Even as the real-estate market slowed during the past year, Wall Street firms spent billions buying subprime lenders. In December, Merrill Lynch & Co. paid $1.3 billion to buy First Franklin Financial from National City Corp., and Morgan Stanley bought Saxon Capital for $706 million. Barclays bought HomeEq Servicing last year from Wachovia Corp. for $469 million. Bear Stearns Cos. bought Encore Credit in February from ECC Capital Corp. Goldman Sachs Group Inc. paid about $20 million earlier this year for a small, two-year-old subprime lender, Senderra Funding LLC, in Charlotte, N.C.

Besides problems with origination, Wall Street has been hurt by its investments in mortgage securities. Bear Stearns, a big mortgage player, recently closed two big hedge funds as a result of subprime woes.

Investors have been particularly concerned about Lehman's role in the mortgage mess. The bank's shares are down about 25% since January. Only Bear Stearns has fared worse; down 29.5%. Rivals Goldman, Merrill Lynch and Morgan Stanley are down 10.8%, 17.9% and 5.2% respectively. Lehman's stock, along with the broader market, rose $1, or 1.7%, to $58.54 as of 4 p.m. in New York Stock Exchange composite trading.

BNC's demise comes just a week before the close of the fiscal third quarter at most Wall Street firms. Investors will be watching closely to see if other firms have similar announcements.
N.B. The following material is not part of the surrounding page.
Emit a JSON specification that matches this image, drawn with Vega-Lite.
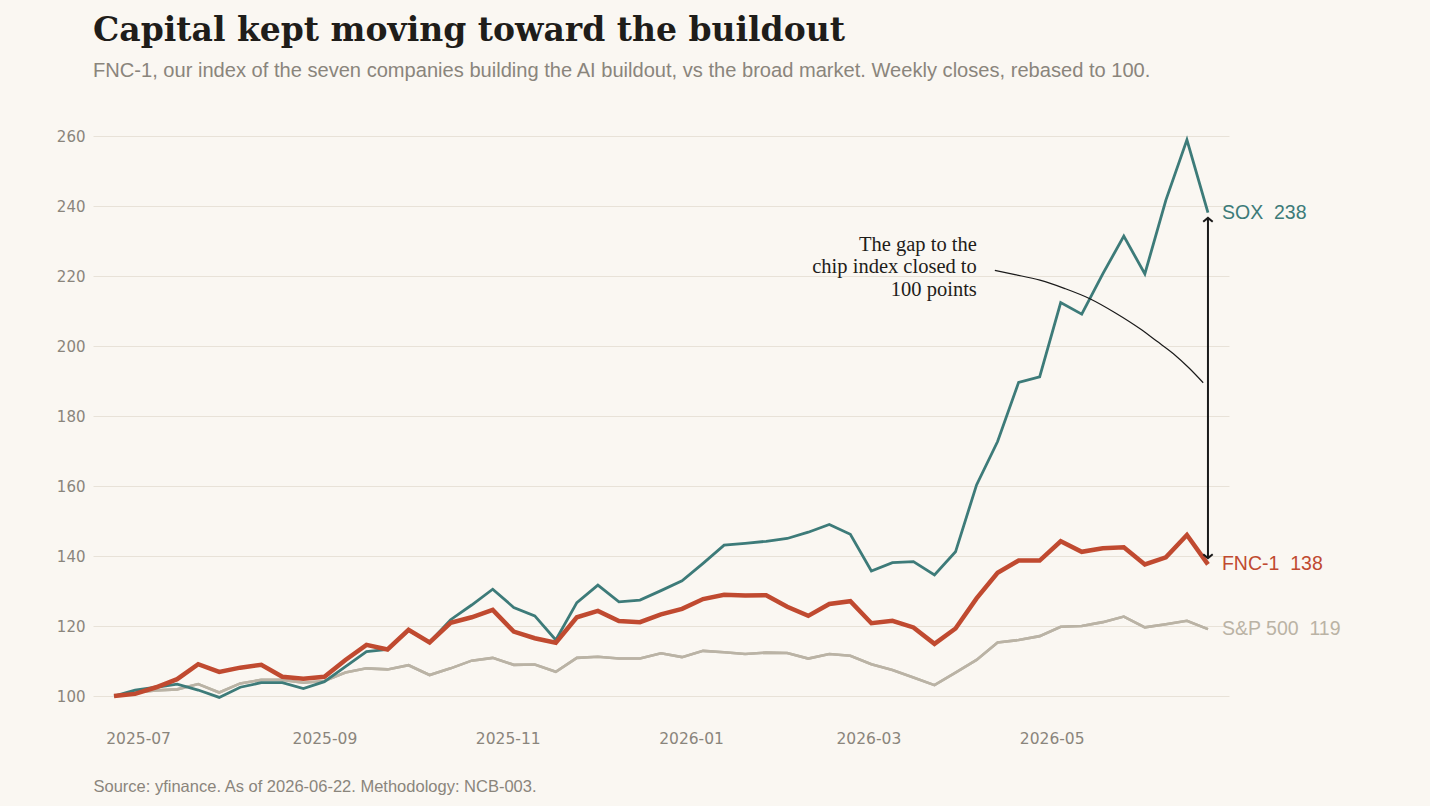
{
  "$schema": "https://vega.github.io/schema/vega-lite/v6.json",
  "width": 1136,
  "height": 609,
  "autosize": {"type": "none"},
  "padding": {"left": 93, "top": 115, "right": 201, "bottom": 82},
  "background": "#faf7f2",
  "title": {
    "text": "Capital kept moving toward the buildout",
    "subtitle": "FNC-1, our index of the seven companies building the AI buildout, vs the broad market. Weekly closes, rebased to 100.",
    "anchor": "start",
    "frame": "group",
    "font": "DejaVu Serif",
    "fontSize": 33,
    "fontWeight": "bold",
    "color": "#1f1d1a",
    "subtitleFont": "Liberation Sans",
    "subtitleFontSize": 20.1,
    "subtitleColor": "#8a857c",
    "subtitlePadding": 13,
    "offset": 34
  },
  "config": {
    "view": {"stroke": null},
    "font": "Liberation Sans"
  },
  "datasets": {
    "weekly": [
      {"date": "2025-06-23", "FNC": 100, "SOX": 100, "SPX": 100},
      {"date": "2025-06-30", "FNC": 100.6, "SOX": 101.7, "SPX": 101.0},
      {"date": "2025-07-07", "FNC": 102.5, "SOX": 102.5, "SPX": 101.6},
      {"date": "2025-07-14", "FNC": 104.8, "SOX": 103.4, "SPX": 101.9},
      {"date": "2025-07-21", "FNC": 109.1, "SOX": 101.7, "SPX": 103.4},
      {"date": "2025-07-28", "FNC": 106.9, "SOX": 99.6, "SPX": 101.0},
      {"date": "2025-08-04", "FNC": 108.1, "SOX": 102.5, "SPX": 103.6},
      {"date": "2025-08-11", "FNC": 108.9, "SOX": 103.8, "SPX": 104.6},
      {"date": "2025-08-18", "FNC": 105.5, "SOX": 103.8, "SPX": 104.6},
      {"date": "2025-08-25", "FNC": 104.9, "SOX": 102.1, "SPX": 103.8},
      {"date": "2025-09-01", "FNC": 105.5, "SOX": 104.1, "SPX": 104.3},
      {"date": "2025-09-08", "FNC": 110.3, "SOX": 108.4, "SPX": 106.7},
      {"date": "2025-09-15", "FNC": 114.6, "SOX": 112.7, "SPX": 107.9},
      {"date": "2025-09-22", "FNC": 113.3, "SOX": 113.3, "SPX": 107.6},
      {"date": "2025-09-29", "FNC": 118.9, "SOX": 118.7, "SPX": 108.8},
      {"date": "2025-10-06", "FNC": 115.3, "SOX": 115.4, "SPX": 106.0},
      {"date": "2025-10-13", "FNC": 120.9, "SOX": 121.8, "SPX": 107.9},
      {"date": "2025-10-20", "FNC": 122.5, "SOX": 126.0, "SPX": 110.1},
      {"date": "2025-10-27", "FNC": 124.6, "SOX": 130.5, "SPX": 110.9},
      {"date": "2025-11-03", "FNC": 118.4, "SOX": 125.3, "SPX": 108.9},
      {"date": "2025-11-10", "FNC": 116.5, "SOX": 122.9, "SPX": 109.0},
      {"date": "2025-11-17", "FNC": 115.2, "SOX": 116.0, "SPX": 106.9},
      {"date": "2025-11-24", "FNC": 122.5, "SOX": 126.7, "SPX": 110.9},
      {"date": "2025-12-01", "FNC": 124.3, "SOX": 131.7, "SPX": 111.2},
      {"date": "2025-12-08", "FNC": 121.4, "SOX": 126.9, "SPX": 110.7},
      {"date": "2025-12-15", "FNC": 121.1, "SOX": 127.4, "SPX": 110.7},
      {"date": "2025-12-22", "FNC": 123.3, "SOX": 130.1, "SPX": 112.2},
      {"date": "2025-12-29", "FNC": 124.9, "SOX": 132.9, "SPX": 111.1},
      {"date": "2026-01-05", "FNC": 127.7, "SOX": 137.9, "SPX": 112.9},
      {"date": "2026-01-12", "FNC": 128.9, "SOX": 143.1, "SPX": 112.5},
      {"date": "2026-01-19", "FNC": 128.7, "SOX": 143.6, "SPX": 112.0},
      {"date": "2026-01-26", "FNC": 128.8, "SOX": 144.2, "SPX": 112.4},
      {"date": "2026-02-02", "FNC": 125.5, "SOX": 145.0, "SPX": 112.3},
      {"date": "2026-02-09", "FNC": 122.9, "SOX": 146.8, "SPX": 110.7},
      {"date": "2026-02-16", "FNC": 126.3, "SOX": 149.0, "SPX": 112.0},
      {"date": "2026-02-23", "FNC": 127.1, "SOX": 146.2, "SPX": 111.5},
      {"date": "2026-03-02", "FNC": 120.8, "SOX": 135.7, "SPX": 109.1},
      {"date": "2026-03-09", "FNC": 121.5, "SOX": 138.1, "SPX": 107.4},
      {"date": "2026-03-16", "FNC": 119.6, "SOX": 138.4, "SPX": 105.3},
      {"date": "2026-03-23", "FNC": 114.9, "SOX": 134.6, "SPX": 103.1},
      {"date": "2026-03-30", "FNC": 119.3, "SOX": 141.2, "SPX": 106.7},
      {"date": "2026-04-06", "FNC": 127.9, "SOX": 160.3, "SPX": 110.3},
      {"date": "2026-04-13", "FNC": 135.2, "SOX": 172.7, "SPX": 115.3},
      {"date": "2026-04-20", "FNC": 138.7, "SOX": 189.6, "SPX": 116.0},
      {"date": "2026-04-27", "FNC": 138.7, "SOX": 191.2, "SPX": 117.1},
      {"date": "2026-05-04", "FNC": 144.2, "SOX": 212.4, "SPX": 119.8},
      {"date": "2026-05-11", "FNC": 141.2, "SOX": 209.1, "SPX": 120.0},
      {"date": "2026-05-18", "FNC": 142.2, "SOX": 220.6, "SPX": 121.1},
      {"date": "2026-05-25", "FNC": 142.5, "SOX": 231.4, "SPX": 122.7},
      {"date": "2026-06-01", "FNC": 137.6, "SOX": 220.6, "SPX": 119.6},
      {"date": "2026-06-08", "FNC": 139.6, "SOX": 241.7, "SPX": 120.5},
      {"date": "2026-06-15", "FNC": 146.0, "SOX": 258.9, "SPX": 121.5},
      {"date": "2026-06-22", "FNC": 137.6, "SOX": 238.1, "SPX": 119.1}
    ],
    "ends": [
      {"date": "2026-06-22", "value": 238.1, "label": "SOX\u00a0\u00a0238", "series": "SOX"},
      {"date": "2026-06-22", "value": 137.6, "label": "FNC-1\u00a0\u00a0138", "series": "FNC-1"},
      {"date": "2026-06-22", "value": 119.1, "label": "S&P 500\u00a0\u00a0119", "series": "S&P 500"}
    ],
    "gap": [
      {"date": "2026-06-22", "top": 236.6, "bottom": 139.4}
    ],
    "heads": [
      {"date": "2026-06-22", "value": 236.6, "dir": "up"},
      {"date": "2026-06-22", "value": 139.4, "dir": "down"}
    ],
    "curve": [
      {"date": "2026-04-12T02:00:00Z", "value": 221.6},
      {"date": "2026-04-18T19:00:00Z", "value": 220.4},
      {"date": "2026-04-27T02:00:00Z", "value": 218.8},
      {"date": "2026-05-05T10:00:00Z", "value": 216.4},
      {"date": "2026-05-13T17:00:00Z", "value": 213.5},
      {"date": "2026-05-22T02:00:00Z", "value": 209.5},
      {"date": "2026-05-30T10:00:00Z", "value": 204.9},
      {"date": "2026-06-04T22:00:00Z", "value": 201.4},
      {"date": "2026-06-10T12:00:00Z", "value": 197.8},
      {"date": "2026-06-15T17:00:00Z", "value": 193.7},
      {"date": "2026-06-20T10:00:00Z", "value": 189.5}
    ],
    "note": [
      {"date": "2026-04-06T02:00:00Z", "value": 228.9, "text": ["The gap to the", "chip index closed to", "100 points"]}
    ]
  },
  "layer": [
    {
      "data": {"name": "weekly"},
      "mark": {"type": "line", "color": "#bab3a5", "strokeWidth": 2.6},
      "encoding": {
        "x": {
          "field": "date",
          "type": "temporal",
          "scale": {
            "type": "utc",
            "domain": [
              {"year": 2025, "month": 6, "date": 16, "utc": true},
              {"year": 2026, "month": 6, "date": 29, "utc": true}
            ]
          },
          "axis": {
            "format": "%Y-%m",
            "tickCount": {"interval": "month", "step": 2},
            "grid": false,
            "domain": false,
            "ticks": false,
            "labelFont": "DejaVu Sans",
            "labelFontSize": 15.5,
            "labelColor": "#8a857c",
            "labelPadding": 7,
            "labelFlush": false,
            "labelOverlap": false,
            "title": "Source: yfinance. As of 2026-06-22. Methodology: NCB-003.",
            "titleAnchor": "start",
            "titleAlign": "left",
            "titleFont": "Liberation Sans",
            "titleFontSize": 16.5,
            "titleFontWeight": "normal",
            "titleColor": "#8a857c",
            "titlePadding": 32
          }
        },
        "y": {
          "field": "SPX",
          "type": "quantitative",
          "scale": {"domain": [92, 266], "nice": false, "zero": false},
          "axis": {
            "values": [100, 120, 140, 160, 180, 200, 220, 240, 260],
            "grid": true,
            "gridColor": "#e8e2d8",
            "gridWidth": 1,
            "domain": false,
            "ticks": false,
            "labelFont": "DejaVu Sans",
            "labelFontSize": 15,
            "labelColor": "#8a857c",
            "labelPadding": 8,
            "title": null
          }
        }
      }
    },
    {
      "mark": {"type": "rule", "color": "#b5afa5", "strokeWidth": 1.5},
      "encoding": {"y": {"datum": 100, "type": "quantitative"}}
    },
    {
      "data": {"name": "weekly"},
      "mark": {"type": "line", "color": "#bab3a5", "strokeWidth": 2.6},
      "encoding": {
        "x": {"field": "date", "type": "temporal"},
        "y": {"field": "SPX", "type": "quantitative"}
      }
    },
    {
      "data": {"name": "weekly"},
      "mark": {"type": "line", "color": "#3d7b79", "strokeWidth": 2.8},
      "encoding": {
        "x": {"field": "date", "type": "temporal"},
        "y": {"field": "SOX", "type": "quantitative"}
      }
    },
    {
      "data": {"name": "weekly"},
      "mark": {"type": "line", "color": "#c04a30", "strokeWidth": 4.5},
      "encoding": {
        "x": {"field": "date", "type": "temporal"},
        "y": {"field": "FNC", "type": "quantitative"}
      }
    },
    {
      "data": {"name": "gap"},
      "mark": {"type": "rule", "color": "#1a1a1a", "strokeWidth": 2},
      "encoding": {
        "x": {"field": "date", "type": "temporal"},
        "y": {"field": "top", "type": "quantitative"},
        "y2": {"field": "bottom"}
      }
    },
    {
      "data": {"name": "heads"},
      "mark": {"type": "point", "filled": false, "stroke": "#1a1a1a", "strokeWidth": 2, "size": 90, "opacity": 1},
      "encoding": {
        "x": {"field": "date", "type": "temporal"},
        "y": {"field": "value", "type": "quantitative"},
        "shape": {
          "field": "dir",
          "type": "nominal",
          "scale": {"domain": ["up", "down"], "range": ["M-1,0.8L0,0L1,0.8", "M-1,-0.8L0,0L1,-0.8"]},
          "legend": null
        }
      }
    },
    {
      "data": {"name": "curve"},
      "mark": {"type": "line", "color": "#1a1a1a", "strokeWidth": 1.2, "interpolate": "monotone"},
      "encoding": {
        "x": {"field": "date", "type": "temporal"},
        "y": {"field": "value", "type": "quantitative"}
      }
    },
    {
      "data": {"name": "note"},
      "mark": {"type": "text", "align": "right", "baseline": "middle", "font": "Liberation Serif", "fontSize": 20.5, "lineHeight": 22.5, "color": "#1f1d1a"},
      "encoding": {
        "x": {"field": "date", "type": "temporal"},
        "y": {"field": "value", "type": "quantitative"},
        "text": {"field": "text"}
      }
    },
    {
      "data": {"name": "ends"},
      "mark": {"type": "text", "align": "left", "baseline": "middle", "dx": 14, "font": "Liberation Sans", "fontSize": 19.5},
      "encoding": {
        "x": {"field": "date", "type": "temporal"},
        "y": {"field": "value", "type": "quantitative"},
        "text": {"field": "label"},
        "color": {
          "field": "series",
          "type": "nominal",
          "scale": {"domain": ["SOX", "FNC-1", "S&P 500"], "range": ["#3d7b79", "#c04a30", "#bab3a5"]},
          "legend": null
        }
      }
    }
  ]
}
In June, a page-one article in The Wall Street Journal examined BNC's past lending practices. At the time, senior Lehman officials said they were proud of the investment bank's role in helping provide credit to consumers who might otherwise have been unable to buy a home and helping the subprime market grow from a tiny sideline to a major force on Wall Street. "We think it's a business we should all be working to improve, not diminish," the firm said.